- The Globe and Mail has compiled a list of the 100 most livable municipalities in Canada. Winnipeg came third, just after Victoria and North Vancouver; the only other Manitoba entries are Brandon at #22 and East St. Paul at #69. Other highlights: Calgary is #8, Vancouver is #14, Ottawa #24, Hamilton #39, Waterloo #56, Gatineau #58, Toronto #64, and Surrey #66. I have to question their methodology, though, based on the fact that Montreal didn't make the top 100 at all, although Westmount came in at #16. And the only cities in Atlantic Canada that made the list are Fredericton at #43 and Dieppe at #60; at this rate I'll have to stop making fun of New Brunswick.
- It seems that Joe Biden's biggest asset in terms of his reelection chances is Donald Trump. Fortunately for sanity, Trump remains well in the lead for the GOP nomination, though it would be wise to keep an eye on former South Carolina governor Nikki Haley, as she is campaigning hard.
- The Manitoba government is having a go at the low-hanging fruit on the healthcare front by addressing the slower than necessary discharge rate from hospitals. Hopefully this is a first of many steps on the long road from "totally awful" to "not too bad".
- Winnipeg Transit employees have rejected a proposed settlement offer. No strike yet, but they will be refusing voluntary overtime.

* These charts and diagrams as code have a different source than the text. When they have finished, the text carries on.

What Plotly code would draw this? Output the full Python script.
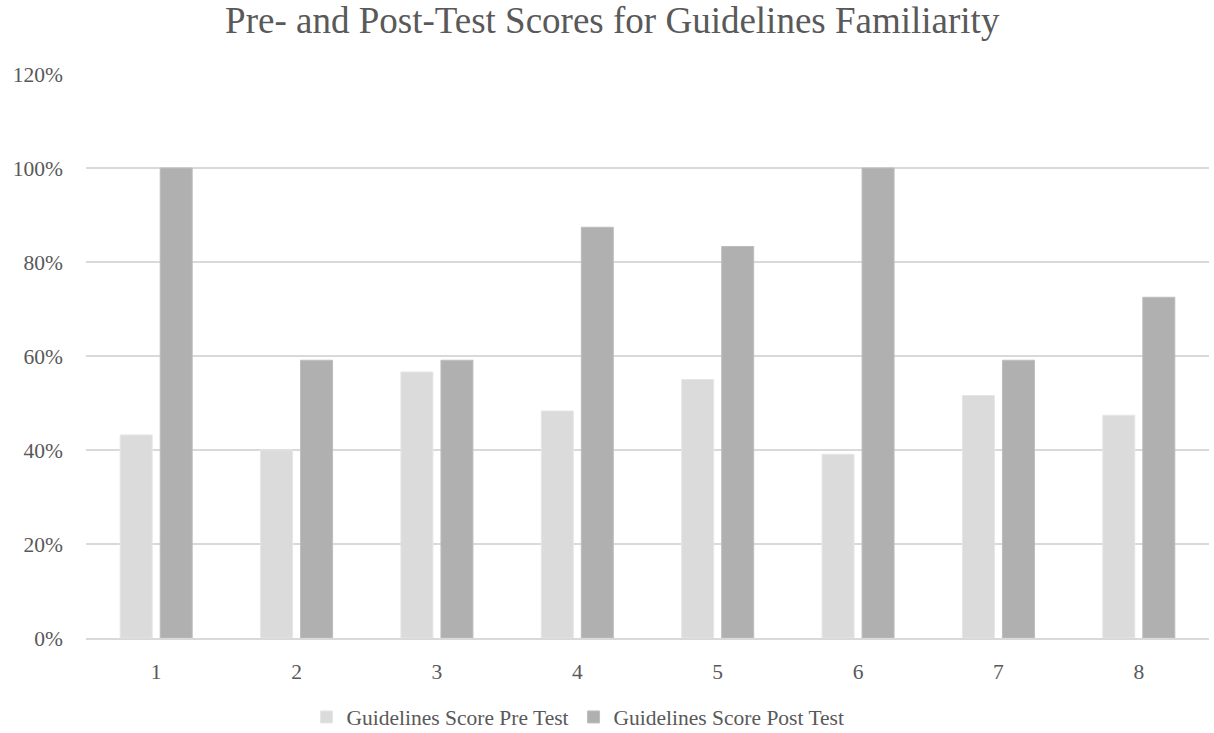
import plotly.graph_objects as go

categories = ["1", "2", "3", "4", "5", "6", "7", "8"]
pre_test = [0.432, 0.400, 0.566, 0.483, 0.550, 0.391, 0.516, 0.474]
post_test = [1.000, 0.591, 0.591, 0.874, 0.833, 1.000, 0.591, 0.725]
y_ticks = [0, 0.2, 0.4, 0.6, 0.8, 1.0, 1.2]

FONT = "Liberation Serif"
TXT = "#595959"

fig = go.Figure()
fig.add_trace(go.Bar(x=categories, y=pre_test, name="Guidelines Score Pre Test",
                     marker=dict(color="#dbdbdb", line=dict(color="#e6e6e6", width=1))))
fig.add_trace(go.Bar(x=categories, y=post_test, name="Guidelines Score Post Test",
                     marker=dict(color="#b0b0b0", line=dict(color="#bdbdbd", width=1))))

fig.update_layout(
    width=1210, height=729,
    margin=dict(l=86, r=1, t=74, b=91, autoexpand=False),
    paper_bgcolor="white", plot_bgcolor="white",
    font=dict(family=FONT, color=TXT, size=21.5),
    title=dict(text="Pre- and Post-Test Scores for Guidelines Familiarity",
               x=0.506, xanchor="center", y=0.9726, yanchor="middle",
               font=dict(family=FONT, size=37, color=TXT)),
    barmode="group", bargap=0.43, bargroupgap=0.2,
    showlegend=True,
    legend=dict(orientation="h", x=0.4777, xref="container", xanchor="center",
                y=0.0165, yref="container", yanchor="middle",
                font=dict(family=FONT, size=21.5, color=TXT),
                itemwidth=30, tracegroupgap=0),
    xaxis=dict(showgrid=False, showline=True, linecolor="#d9d9d9", linewidth=1.5,
               ticks="", ticklabelstandoff=13,
               tickfont=dict(family=FONT, size=21.5, color=TXT)),
    yaxis=dict(range=[0, 1.2], tickvals=y_ticks, tickformat=".0%",
               showgrid=True, gridcolor="#d9d9d9", gridwidth=1.5,
               zeroline=False, showline=False, ticks="",
               ticklabelstandoff=22,
               tickfont=dict(family=FONT, size=21.5, color=TXT)),
)

fig.write_html("out.html", config={"displayModeBar": False},
               post_script="document.body.style.margin='0px';")
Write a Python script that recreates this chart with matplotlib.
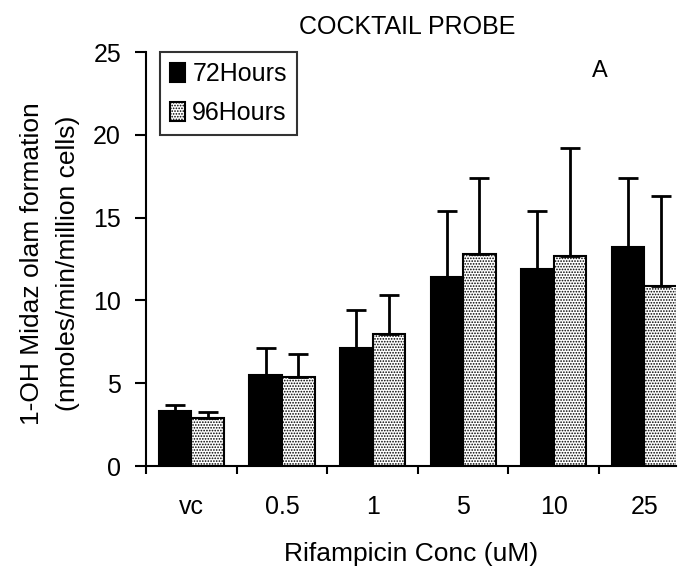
import numpy as np
import matplotlib
matplotlib.use("Agg")
import matplotlib.pyplot as plt

categories = ["vc", "0.5", "1", "5", "10", "25"]
mean_72h = [3.3, 5.5, 7.1, 11.4, 11.9, 13.2]
err_72h = [0.4, 1.6, 2.3, 4.0, 3.5, 4.2]
mean_96h = [2.9, 5.4, 8.0, 12.8, 12.7, 10.9]
err_96h = [0.35, 1.35, 2.3, 4.6, 6.5, 5.4]

plt.rcParams['font.family'] = ['Liberation Sans', 'DejaVu Sans']
plt.rcParams['hatch.linewidth'] = 0.8

fig = plt.figure(figsize=(6.84, 5.69), dpi=100)
ax = fig.add_axes([0.2135, 0.181, 0.775, 0.7276])

x = np.arange(len(categories))
w = 0.36
ax.bar(x - w / 2, mean_72h, w, color="black", edgecolor="black", linewidth=1.5,
       yerr=[np.zeros(len(err_72h)), err_72h], capsize=7,
       error_kw=dict(elinewidth=2, capthick=2, ecolor="black"), label="72Hours")
ax.bar(x + w / 2, mean_96h, w, color="white", edgecolor="black", linewidth=1.5,
       hatch="......", yerr=[np.zeros(len(err_96h)), err_96h], capsize=7,
       error_kw=dict(elinewidth=2, capthick=2, ecolor="black"), label="96Hours")

ax.set_xlim(-0.5, 5.35)
ax.set_ylim(0, 25)
ax.set_yticks([0, 5, 10, 15, 20, 25])
ax.set_xticks(np.arange(-0.5, 5.0, 1.0))
ax.set_xticklabels([])
ax.set_xticks(x, minor=True)
ax.set_xticklabels(categories, minor=True)
ax.tick_params(axis="x", which="minor", length=0, pad=21, labelsize=18)
ax.tick_params(axis="x", which="major", length=6, width=1.5, direction="out")
ax.tick_params(axis="y", length=8, width=1.5, direction="out", pad=10, labelsize=18)

for side in ["top", "right"]:
    ax.spines[side].set_visible(False)
for side in ["left", "bottom"]:
    ax.spines[side].set_linewidth(1.5)

ax.set_xlabel("Rifampicin Conc (uM)", fontsize=19)
ax.xaxis.set_label_coords(0.5, -0.183)
ax.set_ylabel("1-OH Midaz olam formation\n(nmoles/min/million cells)", fontsize=19,
              linespacing=1.6)
ax.yaxis.set_label_coords(-0.125, 0.49)
fig.text(0.595, 0.953, "COCKTAIL PROBE", ha="center", va="center", fontsize=18)
ax.text(4.51, 23.85, "A", ha="center", va="center", fontsize=17)

leg = ax.legend(loc="upper left", bbox_to_anchor=(0.026, 1.0), fontsize=18,
                frameon=True, fancybox=False, handlelength=0.6, handleheight=0.8,
                handletextpad=0.3, borderpad=0.4, labelspacing=0.6, borderaxespad=0)
leg.get_frame().set_edgecolor("black")
leg.get_frame().set_linewidth(1.5)

fig.savefig("out.png", dpi=100)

- The City of Winnipeg is taking a tentative step towards partially reversing the privatization of garbage collection services; under a proposal approved by council's water and waste committee, collection in the downtown as well as the North End and the greater West End would be taken in-house.
- Seventeen more hostages (14 Israelis and 3 foreign nationals) have been released by Hamas. Sadly, the US seems unwilling to keep a serious leash on their top strategic asset in the Middle East; Biden wants to make it easier for Israel to get American weapons without congressional oversight.

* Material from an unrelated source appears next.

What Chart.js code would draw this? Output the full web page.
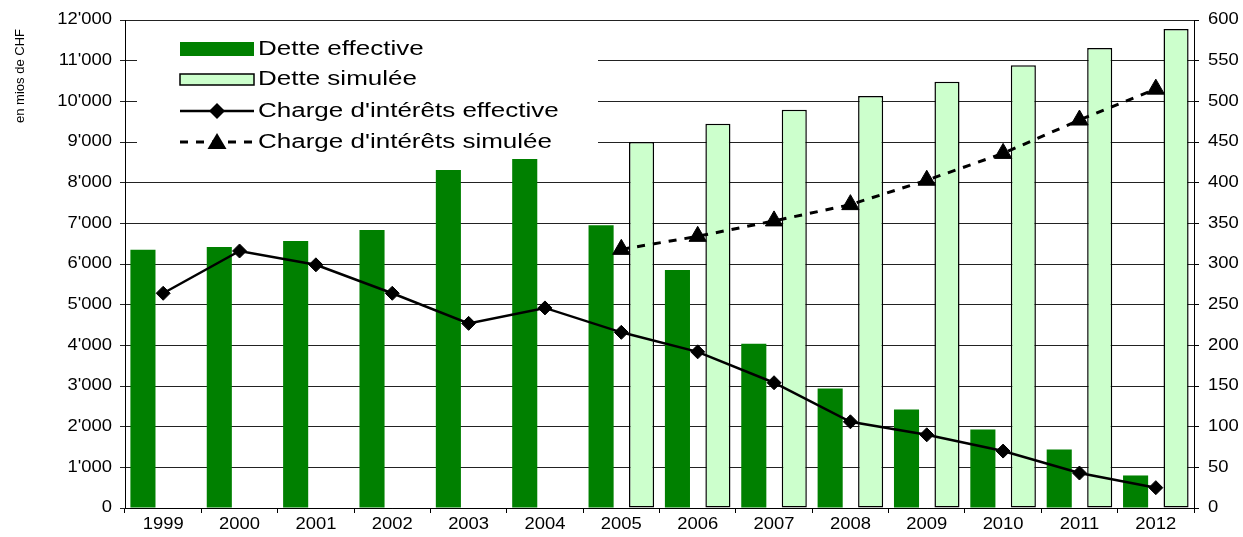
<!DOCTYPE html>
<html><head><meta charset="utf-8">
<script src="https://cdn.jsdelivr.net/npm/chart.js@4/dist/chart.umd.min.js"></script>
<style>html,body{margin:0;padding:0;background:#fff;overflow:hidden}canvas{display:block}</style>
</head><body>
<canvas id="c" width="1243" height="537"></canvas>
<script>
const categories = ['1999','2000','2001','2002','2003','2004','2005','2006','2007','2008','2009','2010','2011','2012'];
const detteEffective = [6350, 6420, 6565, 6835, 8310, 8580, 6955, 5850, 4040, 2940, 2420, 1930, 1440, 800];
const detteSimulee = [null, null, null, null, null, null, 9000, 9450, 9790, 10130, 10480, 10890, 11310, 11780];
const chargeEffective = [264, 316, 299, 264, 227, 246, 216, 192, 154, 106, 90, 70, 43, 25];
const chargeSimulee = [null, null, null, null, null, null, 318, 334, 353, 373, 403, 436, 477, 515];
const leftTickLabels = ['0',"1'000","2'000","3'000","4'000","5'000","6'000","7'000","8'000","9'000","10'000","11'000","12'000"];
const rightTickLabels = ['0','50','100','150','200','250','300','350','400','450','500','550','600'];
const axisTitle = 'en mios de CHF';

const FONT = '"Liberation Sans", Arial, sans-serif';
const GREEN = '#008000';
const LIGHT = '#ccffcc';

function txt(ctx, s, x, y, align, size, sx) {
  ctx.save();
  ctx.translate(x, y);
  ctx.scale(sx, 1);
  ctx.font = size + 'px ' + FONT;
  ctx.textAlign = align;
  ctx.textBaseline = 'middle';
  ctx.fillStyle = '#000';
  ctx.fillText(s, 0, 0);
  ctx.restore();
}

const customText = {
  id: 'customText',
  beforeDatasetsDraw(chart) {
    const ctx = chart.ctx;
    ctx.save();
    ctx.fillStyle = '#fff';
    ctx.fillRect(137, 24, 461, 136);
    ctx.restore();
  },
  afterDraw(chart) {
    const ctx = chart.ctx;
    const ys = chart.scales.y, y1 = chart.scales.y1, xs = chart.scales.x;
    ys.ticks.forEach((t, i) => txt(ctx, leftTickLabels[i], 112, ys.getPixelForValue(t.value), 'right', 16, 1.15));
    y1.ticks.forEach((t, i) => txt(ctx, rightTickLabels[i], 1208, y1.getPixelForValue(t.value), 'left', 16, 1.15));
    categories.forEach((c, i) => txt(ctx, c, xs.getPixelForValue(i), 525, 'center', 16, 1.15));
    // axis title
    ctx.save();
    ctx.translate(20, 76);
    ctx.rotate(-Math.PI / 2);
    ctx.font = '13px ' + FONT;
    ctx.textAlign = 'center';
    ctx.textBaseline = 'middle';
    ctx.fillStyle = '#000';
    ctx.fillText(axisTitle, 0, 0);
    ctx.restore();
    // legend
    const ds = chart.data.datasets;
    const rows = [49, 79, 111, 142];
    const x0 = 180, x1 = 254, tx = 258;
    ctx.save();
    // row 1
    ctx.fillStyle = ds[0].backgroundColor;
    ctx.fillRect(x0, rows[0] - 7, x1 - x0, 14);
    // row 2
    ctx.fillStyle = ds[1].backgroundColor;
    ctx.fillRect(x0, rows[1] - 5, x1 - x0, 11);
    ctx.strokeStyle = '#000'; ctx.lineWidth = 1.5;
    ctx.strokeRect(x0, rows[1] - 5, x1 - x0, 11);
    // row 3
    ctx.beginPath(); ctx.moveTo(x0, rows[2]); ctx.lineTo(x1, rows[2]);
    ctx.lineWidth = 2.5; ctx.strokeStyle = '#000'; ctx.stroke();
    const cx = (x0 + x1) / 2;
    ctx.beginPath();
    ctx.moveTo(cx - 8, rows[2]); ctx.lineTo(cx, rows[2] - 8); ctx.lineTo(cx + 8, rows[2]); ctx.lineTo(cx, rows[2] + 8); ctx.closePath();
    ctx.fillStyle = '#000'; ctx.fill();
    // row 4
    ctx.beginPath(); ctx.setLineDash([8, 8]); ctx.lineWidth = 3;
    ctx.moveTo(x0, rows[3]); ctx.lineTo(x1, rows[3]); ctx.stroke();
    ctx.setLineDash([]);
    ctx.beginPath();
    ctx.moveTo(cx, rows[3] - 9); ctx.lineTo(cx + 9.5, rows[3] + 7); ctx.lineTo(cx - 9.5, rows[3] + 7); ctx.closePath();
    ctx.fill();
    ctx.restore();
    ds.forEach((d, i) => txt(ctx, d.label, tx, rows[i], 'left', 20, 1.3));
  }
};

new Chart(document.getElementById('c'), {
  type: 'bar',
  data: {
    labels: categories,
    datasets: [
      { type: 'bar', label: 'Dette effective', data: detteEffective, yAxisID: 'y', backgroundColor: GREEN, borderWidth: 0, categoryPercentage: 1.06, barPercentage: 0.62, order: 2 },
      { type: 'bar', label: 'Dette simulée', data: detteSimulee, yAxisID: 'y', backgroundColor: LIGHT, borderColor: '#000', borderWidth: 1.5, borderSkipped: false, categoryPercentage: 1.06, barPercentage: 0.62, order: 2 },
      { type: 'line', label: "Charge d'intérêts effective", data: chargeEffective, yAxisID: 'y1', borderColor: '#000', borderWidth: 2.5, pointStyle: 'rectRot', pointRadius: 7, pointBackgroundColor: '#000', pointBorderColor: '#000', pointBorderWidth: 1, tension: 0, order: 1 },
      { type: 'line', label: "Charge d'intérêts simulée", data: chargeSimulee, yAxisID: 'y1', borderColor: '#000', borderWidth: 3, borderDash: [8, 8], pointStyle: 'triangle', pointRadius: 10, pointBackgroundColor: '#000', pointBorderColor: '#000', pointBorderWidth: 1, tension: 0, order: 1 }
    ]
  },
  options: {
    responsive: false,
    animation: false,
    layout: { padding: { top: 20, left: 0, right: 0, bottom: 0 } },
    plugins: { legend: { display: false }, tooltip: { enabled: false } },
    scales: {
      x: {
        type: 'category', offset: true,
        grid: { offset: true, drawOnChartArea: false, drawTicks: true, tickLength: 5, color: '#000' },
        border: { color: '#000', width: 1 },
        ticks: { display: false },
        afterFit: s => { s.height = 29; }
      },
      y: {
        position: 'left', min: 0, max: 12000,
        ticks: { display: false, stepSize: 1000 },
        grid: { color: '#222', lineWidth: 1, tickLength: 5 },
        border: { color: '#000', width: 1 },
        afterFit: s => { s.width = 125; }
      },
      y1: {
        position: 'right', min: 0, max: 600,
        ticks: { display: false, stepSize: 50 },
        grid: { drawOnChartArea: false, tickLength: 5, color: '#000' },
        border: { color: '#000', width: 1 },
        afterFit: s => { s.width = 49; }
      }
    }
  },
  plugins: [customText]
});
</script>
</body></html>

- In the US, three university students of Palestinian descent were shot and wounded en route to a family dinner; what is shocking is that this happened not in Texas or Oklahoma but in normally peaceful Vermont.
- Virgin Atlantic will be testing the ability to fly a Boeing 787 from London to New York powered entirely by fuel made from used cooking oil. While this is impressive, we shouldn't kid ourselves into thinking it will be possible to switch over to this fuel and keep the world's current commercial fleet at its current size. This is one of the hard truths that a lot of otherwise progressive people turn their eyes away from - if we want to limit the scale of the coming climate change mess, we just can't keep flying as often as we do now. Progressives, naturally, don't like the idea that we have to narrow our horizons, but we have to.